A ‘casual’ player is one who doesn’t want to think about the game in between times, not very much at least; they want to paint their models, take their chances, and then put it all away in a box and get on with whatever people who have lives get on with in between times. Chances are, the ‘casual’ player lacks the time or the inclination to sit down, commit the rules to memory, establish a nuanced and accurate sense of every threat range they have available, fully consider the ramifications of every possible objective combination or puzzle out how to untangle a Harbinger control brick or whatever the local equivalent is. It’s not that they don’t want to win – it’s that there’s only so much effort they’re willing to put in to winning before the experience becomes tiresome and they’d rather be off jetskiing or whatever.

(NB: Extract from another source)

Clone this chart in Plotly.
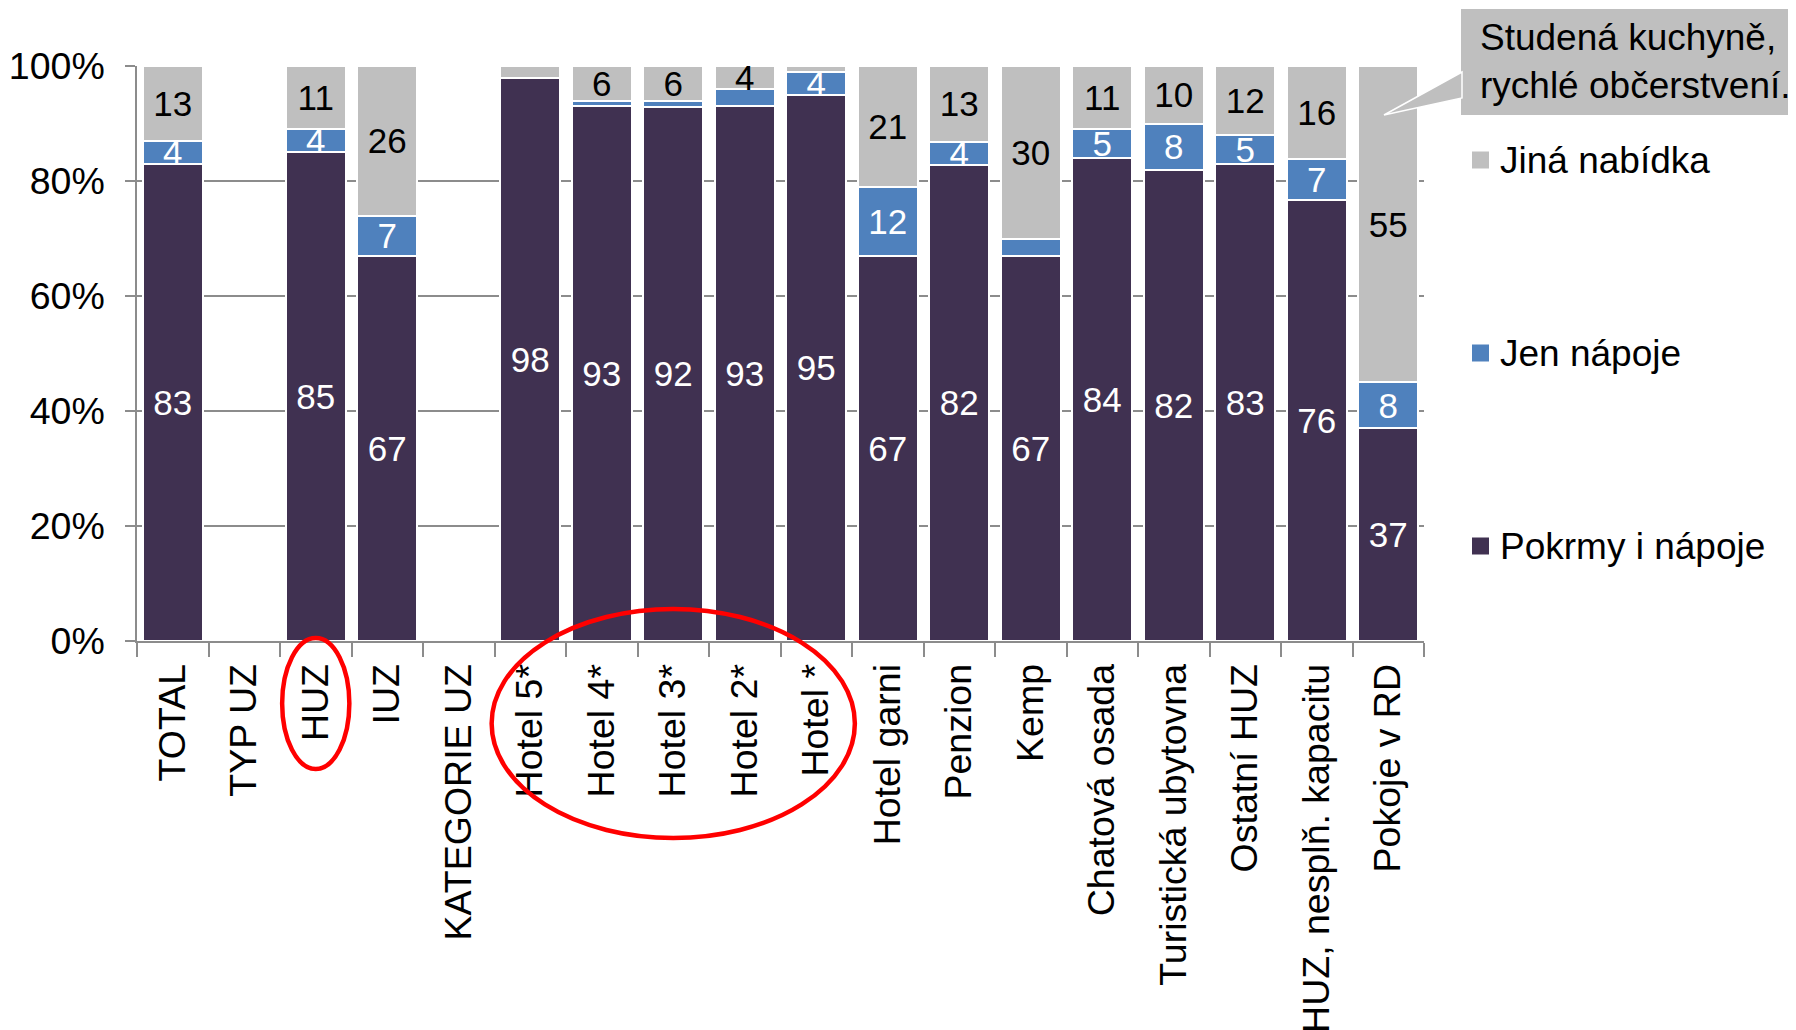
import plotly.graph_objects as go

categories = ["TOTAL", "TYP UZ", "HUZ", "IUZ", "KATEGORIE UZ",
              "Hotel 5*", "Hotel 4*", "Hotel 3*", "Hotel 2*", "Hotel *",
              "Hotel garni", "Penzion", "Kemp", "Chatová osada",
              "Turistická ubytovna", "Ostatní HUZ", "HUZ, nesplň. kapacitu",
              "Pokoje v RD"]
pokrmy = [83, None, 85, 67, None, 98, 93, 92, 93, 95, 67, 82, 67, 84, 82, 83, 76, 37]
napoje = [4, None, 4, 7, None, 0, 1, 1, 3, 4, 12, 4, 3, 5, 8, 5, 7, 8]
jina = [13, None, 11, 26, None, 2, 6, 6, 4, 1, 21, 13, 30, 11, 10, 12, 16, 55]
y_ticks = [0, 20, 40, 60, 80, 100]

series = [
    ("Pokrmy i nápoje", pokrmy, "#403151", "white"),
    ("Jen nápoje", napoje, "#4F81BD", "white"),
    ("Jiná nabídka", jina, "#BFBFBF", "black"),
]

FONT = "Liberation Sans"
W, H = 1796, 1030
OFF = 8  # page body margin
# plot area in page pixels
L, R, T, B = 137, 1424, 66, 641


def px(x):
    return (x - L) / (R - L)


def py(y):
    return (B - y) / (B - T)


def cat_x(idx, off=0.0):
    n = len(categories)
    return (idx + 0.5 + off) / n


fig = go.Figure()
for name, vals, color, tcolor in series:
    labels = ["" if v is None or v < 4 else str(v) for v in vals]
    fig.add_trace(go.Bar(
        x=categories,
        y=vals,
        name=name,
        marker=dict(color=color, line=dict(color="white", width=2)),
        text=labels,
        textposition="inside",
        insidetextanchor="middle",
        constraintext="none",
        textangle=0,
        textfont=dict(family=FONT, size=35, color=tcolor),
        showlegend=False,
    ))

shapes = []
annotations = []

# red ellipses
huz = categories.index("HUZ")
shapes.append(dict(type="circle", xref="paper", yref="paper",
                   x0=cat_x(huz, -0.47), x1=cat_x(huz, 0.47),
                   y0=py(769), y1=py(638),
                   line=dict(color="#FF0000", width=4.5), layer="above"))
h3 = categories.index("Hotel 3*")
shapes.append(dict(type="circle", xref="paper", yref="paper",
                   x0=cat_x(h3, -2.54), x1=cat_x(h3, 2.54),
                   y0=py(838), y1=py(609),
                   line=dict(color="#FF0000", width=4.5), layer="above"))

# callout box with pointer
shapes.append(dict(type="rect", xref="paper", yref="paper",
                   x0=px(1461), x1=px(1810), y0=py(115), y1=py(9),
                   fillcolor="#BFBFBF", line=dict(width=0), layer="above"))
shapes.append(dict(type="path", xref="paper", yref="paper",
                   path=f"M {px(1462)} {py(72)} L {px(1384)} {py(115)} L {px(1462)} {py(98)} Z",
                   fillcolor="#BFBFBF", line=dict(color="white", width=1.5), layer="above"))
annotations.append(dict(
    xref="paper", yref="paper", x=px(1478), y=py(62),
    xanchor="left", yanchor="middle", align="left",
    text="Studená kuchyně,<br>rychlé občerstvení.",
    showarrow=False, font=dict(family=FONT, size=37, color="black"),
))

# legend (drawn by hand, top to bottom: last series first)
legend_y = [160, 353, 546]
for (name, vals, color, tcolor), ly in zip(reversed(series), legend_y):
    shapes.append(dict(type="rect", xref="paper", yref="paper",
                       x0=px(1472), x1=px(1489), y0=py(ly + 8.5), y1=py(ly - 8.5),
                       fillcolor=color, line=dict(width=0)))
    annotations.append(dict(
        xref="paper", yref="paper", x=px(1498), y=py(ly),
        xanchor="left", yanchor="middle", text=name, showarrow=False,
        font=dict(family=FONT, size=37, color="black"),
    ))

fig.update_layout(
    width=W, height=H,
    margin=dict(l=L - OFF, r=W - R + OFF, t=T - OFF, b=H - B + OFF, pad=0),
    barmode="stack",
    barnorm="percent",
    bargap=0.16,
    plot_bgcolor="white",
    paper_bgcolor="white",
    font=dict(family=FONT, size=36, color="black"),
    shapes=shapes,
    annotations=annotations,
    showlegend=False,
    xaxis=dict(
        type="category",
        automargin=False,
        tickangle=-90,
        ticks="outside", tickson="boundaries", ticklen=14, tickwidth=1.5,
        tickcolor="#8C8C8C",
        showline=True, linecolor="#8C8C8C", linewidth=2,
        ticklabelstandoff=6,
        tickfont=dict(family=FONT, size=37.5, color="black"),
        showgrid=False,
    ),
    yaxis=dict(
        range=[0, 100],
        automargin=False,
        tickmode="array",
        tickvals=y_ticks,
        ticktext=[f"{v}%" for v in y_ticks],
        ticks="outside", ticklen=10, tickwidth=1.5, tickcolor="#8C8C8C",
        showline=True, linecolor="#8C8C8C", linewidth=1.5,
        showgrid=True, gridcolor="#8C8C8C", gridwidth=2,
        ticklabelstandoff=13,
        tickfont=dict(family=FONT, size=37.5, color="black"),
        zeroline=False,
    ),
)

fig.write_html("out.html")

Many of the formats or variants of wargames which encourage ‘casual’ play actually introduce more rules – campaigns with territories or maps, leagues with scoring systems and list restrictions, anything with experience points – and more rules are the last thing the ‘casual’ player wants. Casual play which demands that the player engage with more stuff than usual seems to be missing the point.

Likewise, a ‘casual’ player is probably one who doesn’t want to commit to playing the same game week in week out, often with the same list or the same commander or some sort of enforced restriction. The casual player is a natural pick-up gamer (and while I believe we’ve discussed the problem with pick-up games before, I still think they are the natural habitat of the player who doesn’t take this shit too seriously). The league or campaign player is just as serious, just as committed, as the tournament player. They have chosen to engage in a more complex version of the game which requires regular commitment and rewards a series of victories.

Theatre of War is brilliant – but it doesn’t half make games more complicated.

What we learn from this is that the ‘serious’ players don’t understand the ‘casual’ players and the ‘casual’ players don’t understand either their games or themselves. Claim not that thou knowest the Other; know thyself. There’s no dichotomy between ‘casual’ and ‘competitive’ – there’s a spectrum of effort that one’s willing to put into one’s toy soldier games. We all want to compete but some of us want to compete harder than others. Recognise that, admit that, define yourself by how much you want to put in by all means, but don’t go taking sides in some shitflinging contest that doesn’t really exist anyway.